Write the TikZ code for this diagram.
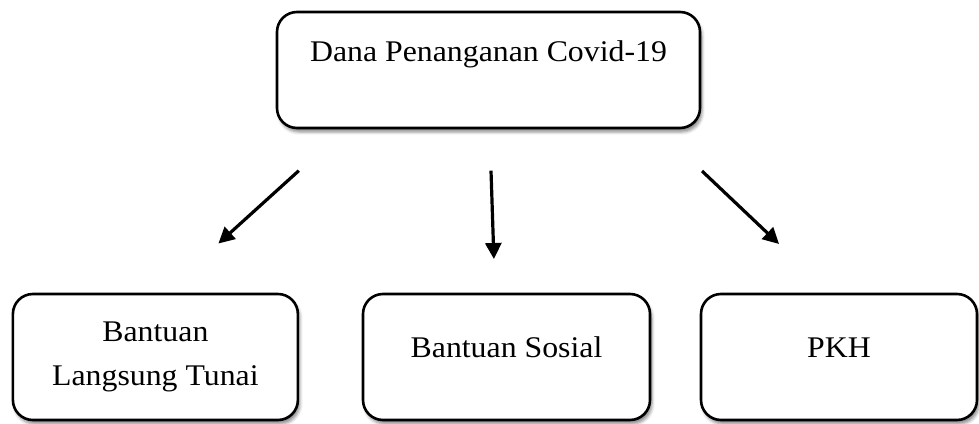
\documentclass[tikz,border=0pt]{standalone}
\usepackage{fontspec}
\setmainfont{Liberation Serif}[FakeStretch=1.06]
\usetikzlibrary{arrows.meta,shadows.blur}
\begin{document}
\begin{tikzpicture}[x=1pt,y=-1pt,
  box/.style={draw=black, line width=2.6pt, rounded corners=20pt, fill=white,
    align=center, inner sep=0pt,
    font=\fontsize{30}{44}\selectfont,
    blur shadow={shadow xshift=2pt, shadow yshift=-4pt, shadow blur radius=3pt, shadow opacity=45}},
  arr/.style={line width=3.2pt, -{Triangle[length=16pt,width=16pt]}}]
\useasboundingbox (0,0) rectangle (979,423);
\node[box, minimum width=423pt, minimum height=116pt, text height=21pt, text depth=39pt]
  (top) at (488.5,70) {Dana Penanganan Covid-19};
\node[box, minimum width=285pt, minimum height=126pt]
  (blt) at (155.4,357) {Bantuan\\Langsung Tunai};
\node[box, minimum width=287pt, minimum height=126pt, text height=20pt, text depth=20pt]
  (bs) at (506.5,357) {Bantuan Sosial};
\node[box, minimum width=276pt, minimum height=126pt, text height=20pt, text depth=20pt]
  (pkh) at (839,357) {PKH};
\coordinate (a1s) at (298.8,170.7);
\coordinate (a1e) at (218.4,243.5);
\coordinate (a2s) at (491,170.7);
\coordinate (a2e) at (493.9,259);
\coordinate (a3s) at (702,171);
\coordinate (a3e) at (779,244);
\draw[arr] (a1s) -- (a1e);
\draw[arr] (a2s) -- (a2e);
\draw[arr] (a3s) -- (a3e);
\end{tikzpicture}
\end{document}
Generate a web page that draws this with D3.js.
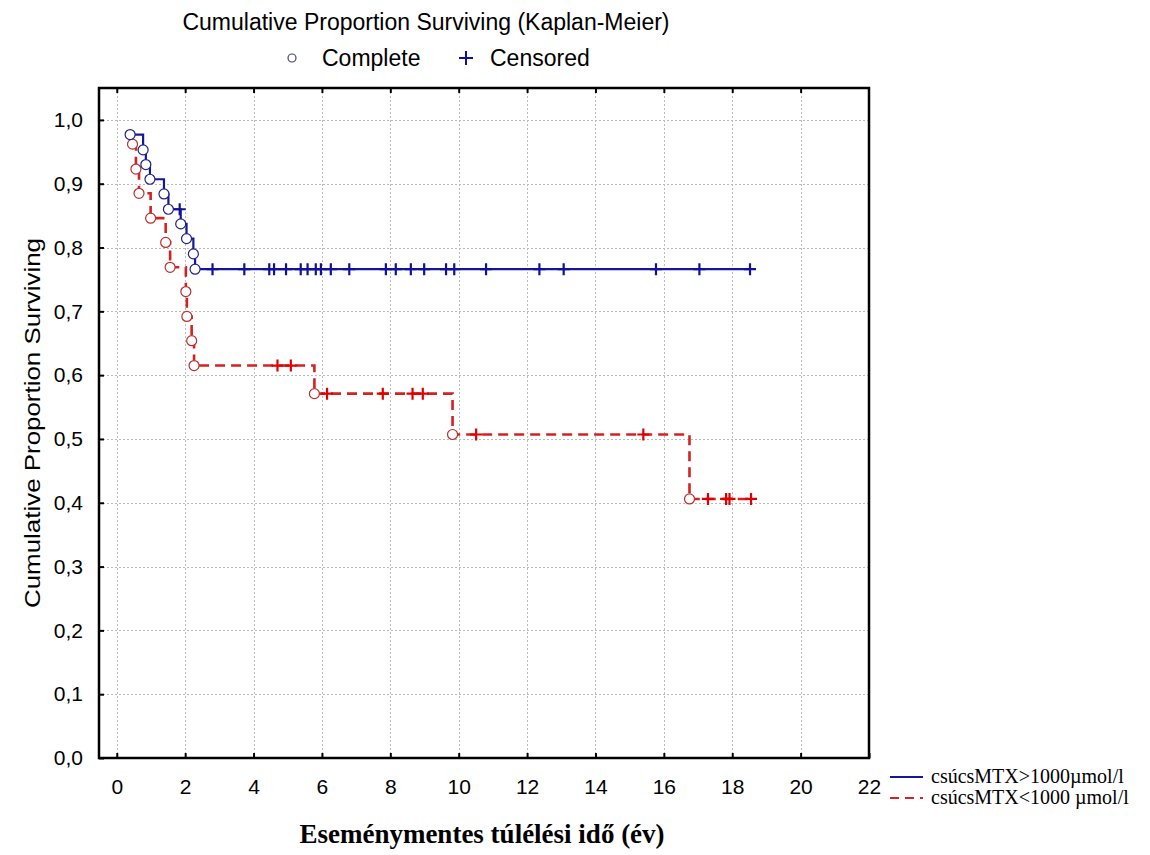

▶ **What needs to be done**
Transcribe every entry word for word, but skip the pictures.

▶ **Solution**
Write the TikZ code for this diagram.
\documentclass[tikz,border=0pt]{standalone}
\usepackage{fontspec}
\setmainfont{Liberation Serif}[FakeStretch=1.06]
\usetikzlibrary{arrows.meta,shadows.blur}
\begin{document}
\begin{tikzpicture}[x=1pt,y=-1pt,
  box/.style={draw=black, line width=2.6pt, rounded corners=20pt, fill=white,
    align=center, inner sep=0pt,
    font=\fontsize{30}{44}\selectfont,
    blur shadow={shadow xshift=2pt, shadow yshift=-4pt, shadow blur radius=3pt, shadow opacity=45}},
  arr/.style={line width=3.2pt, -{Triangle[length=16pt,width=16pt]}}]
\useasboundingbox (0,0) rectangle (979,423);
\node[box, minimum width=423pt, minimum height=116pt, text height=21pt, text depth=39pt]
  (top) at (488.5,70) {Dana Penanganan Covid-19};
\node[box, minimum width=285pt, minimum height=126pt]
  (blt) at (155.4,357) {Bantuan\\Langsung Tunai};
\node[box, minimum width=287pt, minimum height=126pt, text height=20pt, text depth=20pt]
  (bs) at (506.5,357) {Bantuan Sosial};
\node[box, minimum width=276pt, minimum height=126pt, text height=20pt, text depth=20pt]
  (pkh) at (839,357) {PKH};
\coordinate (a1s) at (298.8,170.7);
\coordinate (a1e) at (218.4,243.5);
\coordinate (a2s) at (491,170.7);
\coordinate (a2e) at (493.9,259);
\coordinate (a3s) at (702,171);
\coordinate (a3e) at (779,244);
\draw[arr] (a1s) -- (a1e);
\draw[arr] (a2s) -- (a2e);
\draw[arr] (a3s) -- (a3e);
\end{tikzpicture}
\end{document}
Generate a web page that draws this with D3.js.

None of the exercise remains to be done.